/---

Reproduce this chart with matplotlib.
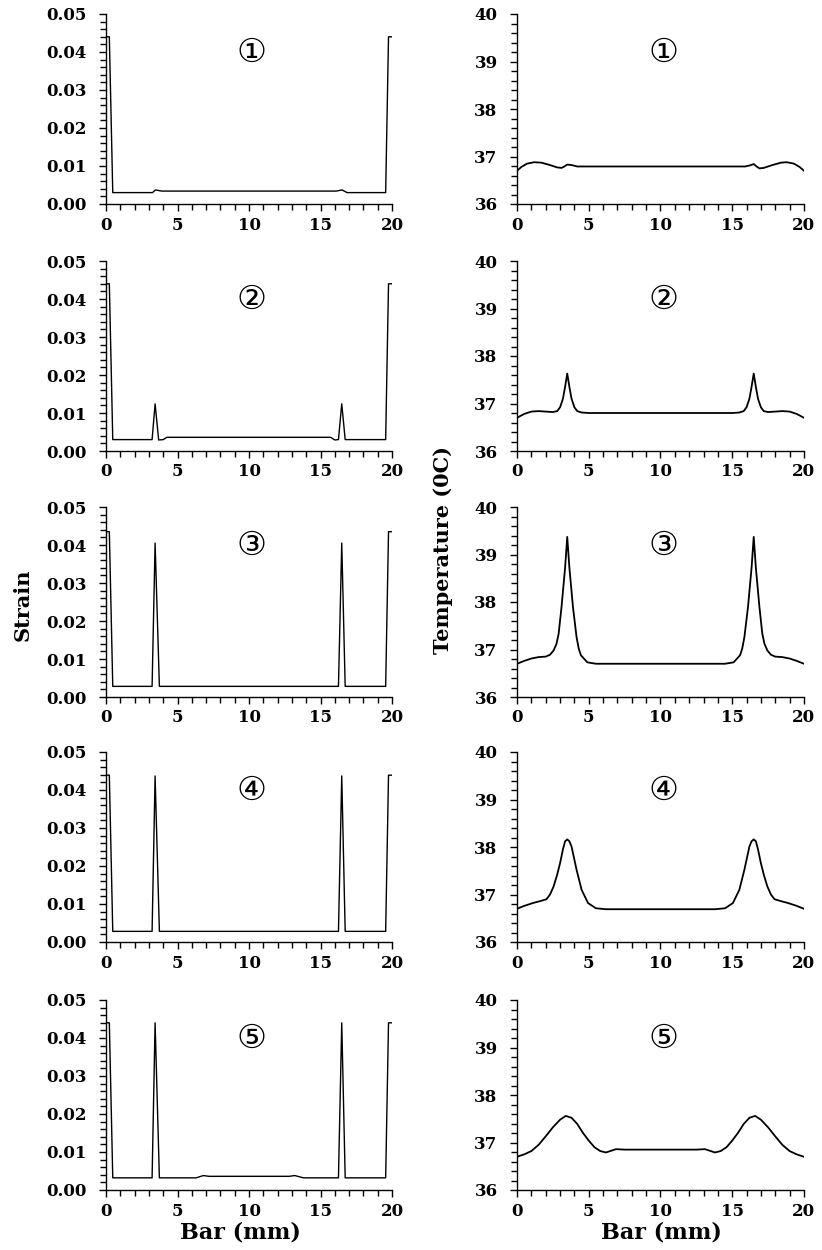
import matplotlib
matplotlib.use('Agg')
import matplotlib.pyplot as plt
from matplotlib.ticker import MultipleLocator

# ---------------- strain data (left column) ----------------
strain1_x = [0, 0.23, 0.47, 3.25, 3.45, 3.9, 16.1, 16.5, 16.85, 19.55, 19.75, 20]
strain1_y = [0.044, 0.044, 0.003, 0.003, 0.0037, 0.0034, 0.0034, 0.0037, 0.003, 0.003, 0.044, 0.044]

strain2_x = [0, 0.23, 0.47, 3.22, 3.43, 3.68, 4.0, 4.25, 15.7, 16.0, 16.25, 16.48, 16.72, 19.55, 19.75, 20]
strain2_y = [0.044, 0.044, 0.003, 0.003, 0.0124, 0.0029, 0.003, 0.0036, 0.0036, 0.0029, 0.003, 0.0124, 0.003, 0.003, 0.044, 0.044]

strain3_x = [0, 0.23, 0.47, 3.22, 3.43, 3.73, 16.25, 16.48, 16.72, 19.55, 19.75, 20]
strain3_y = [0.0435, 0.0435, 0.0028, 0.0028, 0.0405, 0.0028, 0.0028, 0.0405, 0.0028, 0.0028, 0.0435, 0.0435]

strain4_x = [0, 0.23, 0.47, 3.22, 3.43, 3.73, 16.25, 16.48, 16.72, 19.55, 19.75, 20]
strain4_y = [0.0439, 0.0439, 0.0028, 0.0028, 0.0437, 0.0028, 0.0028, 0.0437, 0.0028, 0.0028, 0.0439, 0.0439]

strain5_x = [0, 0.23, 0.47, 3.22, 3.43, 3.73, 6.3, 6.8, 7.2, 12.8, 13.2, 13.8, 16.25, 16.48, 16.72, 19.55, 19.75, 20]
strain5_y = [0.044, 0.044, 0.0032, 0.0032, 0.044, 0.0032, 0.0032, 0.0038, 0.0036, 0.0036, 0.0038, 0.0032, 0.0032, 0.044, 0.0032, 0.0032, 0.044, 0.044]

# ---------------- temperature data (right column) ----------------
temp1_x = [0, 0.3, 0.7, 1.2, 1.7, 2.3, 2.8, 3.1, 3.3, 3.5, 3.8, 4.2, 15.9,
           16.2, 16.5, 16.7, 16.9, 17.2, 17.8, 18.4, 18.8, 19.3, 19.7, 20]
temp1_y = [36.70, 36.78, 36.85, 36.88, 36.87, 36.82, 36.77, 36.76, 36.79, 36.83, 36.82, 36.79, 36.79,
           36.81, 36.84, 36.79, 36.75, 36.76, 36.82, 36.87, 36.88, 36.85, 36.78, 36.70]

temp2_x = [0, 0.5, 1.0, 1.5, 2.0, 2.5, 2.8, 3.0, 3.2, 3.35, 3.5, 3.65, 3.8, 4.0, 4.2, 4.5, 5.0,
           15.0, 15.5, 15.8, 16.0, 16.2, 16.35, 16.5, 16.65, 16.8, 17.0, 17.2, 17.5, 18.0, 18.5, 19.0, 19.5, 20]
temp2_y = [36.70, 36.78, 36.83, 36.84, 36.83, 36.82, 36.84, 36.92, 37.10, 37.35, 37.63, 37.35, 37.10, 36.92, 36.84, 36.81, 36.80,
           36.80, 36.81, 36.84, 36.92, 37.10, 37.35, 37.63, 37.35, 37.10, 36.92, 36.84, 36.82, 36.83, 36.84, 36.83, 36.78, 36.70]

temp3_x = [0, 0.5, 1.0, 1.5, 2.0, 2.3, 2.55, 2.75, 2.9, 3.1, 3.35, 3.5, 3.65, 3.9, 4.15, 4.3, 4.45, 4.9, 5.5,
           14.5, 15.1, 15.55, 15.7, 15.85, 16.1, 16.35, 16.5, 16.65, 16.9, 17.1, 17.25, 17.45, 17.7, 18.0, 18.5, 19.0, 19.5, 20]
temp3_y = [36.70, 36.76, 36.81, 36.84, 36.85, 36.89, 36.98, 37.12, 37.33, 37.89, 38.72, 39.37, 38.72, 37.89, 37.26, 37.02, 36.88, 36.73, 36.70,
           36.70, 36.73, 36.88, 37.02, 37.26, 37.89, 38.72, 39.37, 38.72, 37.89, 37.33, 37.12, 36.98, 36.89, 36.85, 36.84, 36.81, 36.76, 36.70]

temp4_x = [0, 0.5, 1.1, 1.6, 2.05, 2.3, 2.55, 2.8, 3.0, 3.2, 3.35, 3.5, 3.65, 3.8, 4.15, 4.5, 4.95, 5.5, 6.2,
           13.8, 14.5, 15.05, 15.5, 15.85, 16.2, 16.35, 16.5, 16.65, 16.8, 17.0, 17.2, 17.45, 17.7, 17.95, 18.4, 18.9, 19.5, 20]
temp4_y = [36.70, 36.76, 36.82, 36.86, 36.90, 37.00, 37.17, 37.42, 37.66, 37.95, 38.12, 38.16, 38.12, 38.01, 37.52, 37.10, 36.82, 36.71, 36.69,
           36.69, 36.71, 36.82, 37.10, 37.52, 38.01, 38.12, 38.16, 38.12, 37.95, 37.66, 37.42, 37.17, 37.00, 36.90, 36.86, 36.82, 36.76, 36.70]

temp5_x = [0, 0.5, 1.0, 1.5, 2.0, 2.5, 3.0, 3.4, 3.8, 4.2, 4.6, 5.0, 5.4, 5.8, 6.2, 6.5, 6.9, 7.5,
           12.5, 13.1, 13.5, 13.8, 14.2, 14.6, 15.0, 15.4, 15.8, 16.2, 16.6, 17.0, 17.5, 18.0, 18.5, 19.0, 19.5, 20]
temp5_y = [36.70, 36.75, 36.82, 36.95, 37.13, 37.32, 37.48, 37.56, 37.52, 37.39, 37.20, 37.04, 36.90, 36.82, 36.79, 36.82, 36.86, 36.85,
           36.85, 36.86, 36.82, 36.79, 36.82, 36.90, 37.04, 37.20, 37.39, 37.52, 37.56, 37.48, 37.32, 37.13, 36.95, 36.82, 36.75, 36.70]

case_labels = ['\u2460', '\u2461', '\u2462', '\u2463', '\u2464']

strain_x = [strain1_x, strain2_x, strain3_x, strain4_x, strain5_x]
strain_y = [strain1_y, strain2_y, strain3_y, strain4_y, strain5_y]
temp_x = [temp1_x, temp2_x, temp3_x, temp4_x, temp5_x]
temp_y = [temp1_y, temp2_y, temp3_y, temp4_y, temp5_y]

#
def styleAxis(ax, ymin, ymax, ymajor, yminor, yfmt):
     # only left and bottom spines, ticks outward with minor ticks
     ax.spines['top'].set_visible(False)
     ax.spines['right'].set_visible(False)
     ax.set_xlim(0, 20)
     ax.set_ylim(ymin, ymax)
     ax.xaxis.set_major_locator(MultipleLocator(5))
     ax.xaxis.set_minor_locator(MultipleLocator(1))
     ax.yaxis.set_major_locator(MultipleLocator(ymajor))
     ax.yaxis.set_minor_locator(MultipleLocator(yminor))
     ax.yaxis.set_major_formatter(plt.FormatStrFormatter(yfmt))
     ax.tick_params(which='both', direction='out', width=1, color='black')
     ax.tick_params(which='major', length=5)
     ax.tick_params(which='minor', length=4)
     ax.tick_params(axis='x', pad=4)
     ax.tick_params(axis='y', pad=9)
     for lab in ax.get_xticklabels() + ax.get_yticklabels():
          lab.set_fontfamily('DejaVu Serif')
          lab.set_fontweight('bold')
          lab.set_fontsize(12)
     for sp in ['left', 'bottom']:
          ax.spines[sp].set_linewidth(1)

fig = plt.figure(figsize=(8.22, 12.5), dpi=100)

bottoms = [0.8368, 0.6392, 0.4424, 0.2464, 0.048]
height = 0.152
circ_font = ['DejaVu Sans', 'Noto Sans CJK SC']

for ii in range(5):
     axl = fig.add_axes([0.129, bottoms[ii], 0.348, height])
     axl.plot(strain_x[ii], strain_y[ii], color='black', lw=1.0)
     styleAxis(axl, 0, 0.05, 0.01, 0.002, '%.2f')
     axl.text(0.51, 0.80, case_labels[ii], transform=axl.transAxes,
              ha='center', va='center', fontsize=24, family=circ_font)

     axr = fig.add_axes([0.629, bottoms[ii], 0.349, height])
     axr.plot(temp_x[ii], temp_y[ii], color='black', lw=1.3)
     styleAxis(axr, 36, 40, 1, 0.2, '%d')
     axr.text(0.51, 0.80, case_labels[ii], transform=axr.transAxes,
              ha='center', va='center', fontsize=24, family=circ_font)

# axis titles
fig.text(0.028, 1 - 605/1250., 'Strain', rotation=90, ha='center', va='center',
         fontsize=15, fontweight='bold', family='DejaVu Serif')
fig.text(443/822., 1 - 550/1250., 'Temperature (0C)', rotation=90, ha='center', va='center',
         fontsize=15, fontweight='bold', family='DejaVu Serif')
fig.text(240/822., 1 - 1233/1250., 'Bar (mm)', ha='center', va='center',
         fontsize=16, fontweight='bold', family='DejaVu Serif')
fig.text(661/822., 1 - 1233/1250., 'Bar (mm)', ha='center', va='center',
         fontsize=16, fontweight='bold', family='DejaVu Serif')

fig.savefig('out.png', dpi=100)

\---

### [Directions for this task]
Make an exact copy of the lines from the top of the material through the line with "0.0028, 0.0435, 0.0435]", pictures excluded.

### [The answer]
Reproduce this chart with matplotlib.
import matplotlib
matplotlib.use('Agg')
import matplotlib.pyplot as plt
from matplotlib.ticker import MultipleLocator

# ---------------- strain data (left column) ----------------
strain1_x = [0, 0.23, 0.47, 3.25, 3.45, 3.9, 16.1, 16.5, 16.85, 19.55, 19.75, 20]
strain1_y = [0.044, 0.044, 0.003, 0.003, 0.0037, 0.0034, 0.0034, 0.0037, 0.003, 0.003, 0.044, 0.044]

strain2_x = [0, 0.23, 0.47, 3.22, 3.43, 3.68, 4.0, 4.25, 15.7, 16.0, 16.25, 16.48, 16.72, 19.55, 19.75, 20]
strain2_y = [0.044, 0.044, 0.003, 0.003, 0.0124, 0.0029, 0.003, 0.0036, 0.0036, 0.0029, 0.003, 0.0124, 0.003, 0.003, 0.044, 0.044]

strain3_x = [0, 0.23, 0.47, 3.22, 3.43, 3.73, 16.25, 16.48, 16.72, 19.55, 19.75, 20]
strain3_y = [0.0435, 0.0435, 0.0028, 0.0028, 0.0405, 0.0028, 0.0028, 0.0405, 0.0028, 0.0028, 0.0435, 0.0435]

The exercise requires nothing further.